Our ancestors had nothing to fear from blocks of carriages, nor from the mud by which we are often splashed in crowded streets. At the end of the fifteenth century, Gilles le Maître, High President of the Paris Parliament, executed a contract with his farmers, by which the latter were bound “on the eves of the four great festivals of the year, and at the time of the vintage, to provide him with a covered cart, with good clean straw inside, in which his wife, Marie Sapin, and his daughter, Genevieve, could be comfortably seated, and also to bring a foal and a she-ass, on which their serving-women should ride, while he himself should go first, mounted on his mule, and accompanied by his dog, who would follow him on foot.”
Truly a humble conveyance for the wife of a High President, who himself rode modestly on a mule!
If we examine the prints of the time of Henri IV., we shall be at a loss to conceive how such very smart personages could pass through the streets on foot, and with Brantôme, we shall begin to admire Marguerite de Valois’s litters, as represented by the artists of that period, “heavily gilt, and splendidly covered and painted with many fine devices, and her coaches and carriages the same.” The succeeding century witnessed great changes. The wife of the High President, Christophe de Thou (1508-1582), was the first Frenchwoman, not a princess, to whom permission to possess a carriage was granted. The bourgeoises long envied her that delightful privilege!

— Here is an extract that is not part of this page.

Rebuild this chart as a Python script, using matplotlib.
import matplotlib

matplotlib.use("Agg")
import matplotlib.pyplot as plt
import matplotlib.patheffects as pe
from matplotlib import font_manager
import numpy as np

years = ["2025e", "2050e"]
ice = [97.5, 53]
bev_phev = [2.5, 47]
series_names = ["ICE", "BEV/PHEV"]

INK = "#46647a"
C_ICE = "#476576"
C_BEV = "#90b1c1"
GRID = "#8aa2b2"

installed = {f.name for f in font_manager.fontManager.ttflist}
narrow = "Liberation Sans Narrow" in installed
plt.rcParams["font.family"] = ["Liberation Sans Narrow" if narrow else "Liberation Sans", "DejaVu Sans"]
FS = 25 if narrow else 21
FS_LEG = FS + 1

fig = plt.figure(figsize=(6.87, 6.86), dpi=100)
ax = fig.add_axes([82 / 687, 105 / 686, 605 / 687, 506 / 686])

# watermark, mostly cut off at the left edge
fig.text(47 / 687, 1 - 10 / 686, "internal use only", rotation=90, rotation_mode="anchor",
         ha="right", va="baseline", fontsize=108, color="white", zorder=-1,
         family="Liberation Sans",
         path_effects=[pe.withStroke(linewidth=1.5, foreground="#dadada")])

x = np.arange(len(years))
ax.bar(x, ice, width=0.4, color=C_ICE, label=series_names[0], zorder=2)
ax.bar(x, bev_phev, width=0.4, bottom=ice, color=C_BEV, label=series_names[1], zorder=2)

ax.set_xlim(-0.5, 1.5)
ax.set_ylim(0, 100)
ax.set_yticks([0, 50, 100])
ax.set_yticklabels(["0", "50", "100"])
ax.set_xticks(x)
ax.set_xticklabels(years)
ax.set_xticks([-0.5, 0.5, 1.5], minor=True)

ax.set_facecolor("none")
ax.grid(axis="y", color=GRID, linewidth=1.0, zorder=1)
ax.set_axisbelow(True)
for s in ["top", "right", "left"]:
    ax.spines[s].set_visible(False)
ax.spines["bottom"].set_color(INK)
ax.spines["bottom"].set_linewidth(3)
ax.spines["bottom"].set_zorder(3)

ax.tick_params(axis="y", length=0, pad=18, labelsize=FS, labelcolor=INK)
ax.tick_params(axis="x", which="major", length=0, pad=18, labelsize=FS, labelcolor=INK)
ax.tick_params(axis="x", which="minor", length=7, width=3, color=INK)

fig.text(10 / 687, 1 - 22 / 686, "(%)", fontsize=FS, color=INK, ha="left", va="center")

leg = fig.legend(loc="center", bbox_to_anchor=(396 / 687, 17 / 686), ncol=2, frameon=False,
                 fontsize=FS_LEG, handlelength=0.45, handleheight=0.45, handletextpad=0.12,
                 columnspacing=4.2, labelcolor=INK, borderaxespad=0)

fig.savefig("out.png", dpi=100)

It is difficult to understand how ladies, dressed in the costumes handed down to us by artists of the time, contrived to get into their litters. These must have been very roomy, and much like our modern closed carriages. It is true, however, that a litter was used by one person only. The use of carriages has contributed to the development of fashion, for by their means ladies in very light attire are enabled to go long distances, from one house to the other, without danger from exposure to the weather, and without attracting the attention of thieves. Hence, from the first appearance of coaches to the elegant carriages of our own day, a particular style of dress has existed, suitable only for persons possessing equipages, and ridiculous when worn by pedestrians through rain, mud, and dust.